Limit of $x_n=\sum_{k=np+1}^{nq}\frac{1}{k}$ using Riemann sum

Question

I am trying to find the limit of the following sequence using Riemann sum: $$x_n=\sum_{k=np+1}^{nq}\frac{1}{k}\qquad p,q\in\mathbb{N}\quad p<q$$ I have tried to develope the expression: $$\frac{1}{np+1}+\frac{1}{np+2}+...+\frac{1}{nq}=\frac{1}{n}(\frac{1}{p+\frac{1}{n}}+\frac{1}{p+\frac{2}{n}}+...+\frac{1}{p+\frac{n(q-p)}{n}})=\frac{1}{n}\sum_{k=1}^{n(q-p)}\frac{1}{p+\frac{k}{n}}$$ But I need an expression like $\frac{1}{n}\sum_{k=1}^{n}f(\frac{k}{n})$, from $k=1$ to $n$, not to $n(q-p)$, so I can calculate the limit as $\int_0^1f(x)dx.$

Could you give me some hints?

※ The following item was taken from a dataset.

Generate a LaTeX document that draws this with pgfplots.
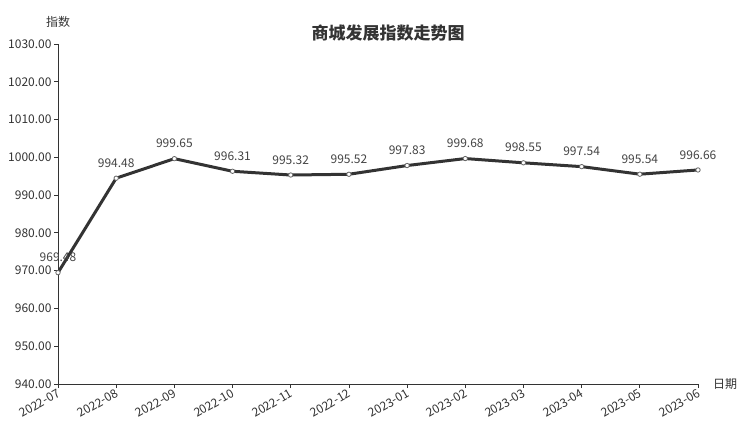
\documentclass[border=0pt]{standalone}
\usepackage{pgfplots}
\pgfplotsset{compat=1.18}
\usepackage{fontspec}
\setmainfont{Noto Sans CJK SC}
\definecolor{txt}{HTML}{333333}
\definecolor{lbl}{HTML}{444444}
\begin{document}
\begin{tikzpicture}[x=1bp,y=1bp]
\path[use as bounding box] (0,0) rectangle (753,426);
\begin{axis}[
  at={(58bp,42bp)}, anchor=south west,
  scale only axis, width=640bp, height=340bp,
  xmin=0, xmax=11, ymin=940, ymax=1030,
  xtick={0,...,11},
  xticklabels={2022-07,2022-08,2022-09,2022-10,2022-11,2022-12,2023-01,2023-02,2023-03,2023-04,2023-05,2023-06},
  x tick label style={rotate=30, anchor=east, font=\fontsize{12bp}{14bp}\selectfont, text=txt, yshift=-4bp, xshift=2bp},
  ytick={940,950,...,1030},
  y tick label style={font=\fontsize{12bp}{14bp}\selectfont, text=txt, xshift=1bp},
  /pgf/number format/assume math mode=true,
  yticklabel style={/pgf/number format/.cd, fixed, fixed zerofill, precision=2, 1000 sep={}},
  axis x line*=bottom, axis y line*=left,
  axis line style={txt, line width=0.8pt},
  tick style={txt, line width=0.8pt},
  tick align=outside, major tick length=4bp,
  clip=false,
  nodes near coords,
  point meta=explicit symbolic,
  every node near coord/.append style={font=\fontsize{12bp}{14bp}\selectfont, text=lbl, anchor=south, yshift=7bp},
]
\addplot[color=txt, line width=3bp, mark=*, mark size=2.2bp, mark options={fill=white, draw=gray!80!black, line width=0.8bp}]
  table[meta=l] {
x y l
0 969.48 969.48
1 994.48 994.48
2 999.65 999.65
3 996.31 996.31
4 995.32 995.32
5 995.52 995.52
6 997.83 997.83
7 999.68 999.68
8 998.55 998.55
9 997.54 997.54
10 995.54 995.54
11 996.66 996.66
};
\end{axis}
\node[font=\bfseries\fontsize{17bp}{20bp}\selectfont, text=txt] at (388,393) {商城发展指数走势图};
\node[font=\fontsize{12bp}{14bp}\selectfont, text=txt] at (58,404) {指数};
\node[font=\fontsize{12bp}{14bp}\selectfont, text=txt] at (725,42) {日期};
\end{tikzpicture}
\end{document}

Thanks!

Answer 1

We just have to calculate $\int_0^{q-p}$ instead of $\int_0^1$. Then, with $$f(x)=\frac{1}{p+x}$$ $$\int_0^{q-p}\frac{1}{p+x}dx=[ln|p+x|]_0^{q-p}=ln|p+q-p|-ln|p|=ln\frac{q}{p}$$ And we are done.

Answer 2

$$\lim_{n\to \infty}x_{n}{=\lim_{n\to \infty}\sum_{k=np}^{nq+1}{1\over k}\\=\lim_{n\to \infty}\sum_{k=np}^{nq+1}{n\over k}\cdot {1\over n}\\=\lim_{n\to \infty}\sum_{k=np}^{nq+1}{1\over{k\over n}}\cdot {1\over n}\\=\int_p^q{dx\over x}\\=\ln {q\over p}}$$

Answer 3

Some additional transformation have indeed to be made: you got $x_n=\frac{1}{n}\sum_{k=1}^{n(q-p)}\frac{1}{p+\frac{k}{n}}$; we can continue by writing $$ x_n=\frac{q-p}{n\left(q-p\right)}\sum_{k=1}^{n(q-p)}\frac{1}{p+\frac{k\left(q-p\right)}{n\left(q-p\right)}}= \left(q-p\right)\frac 1{N_n}\sum_{k=1}^{N_n}f\left(\frac{k}{N_n}\right) $$ where $N_n=n (q-p)$ and $f\colon x\mapsto 1/\left(p+x(q-p)\right)$.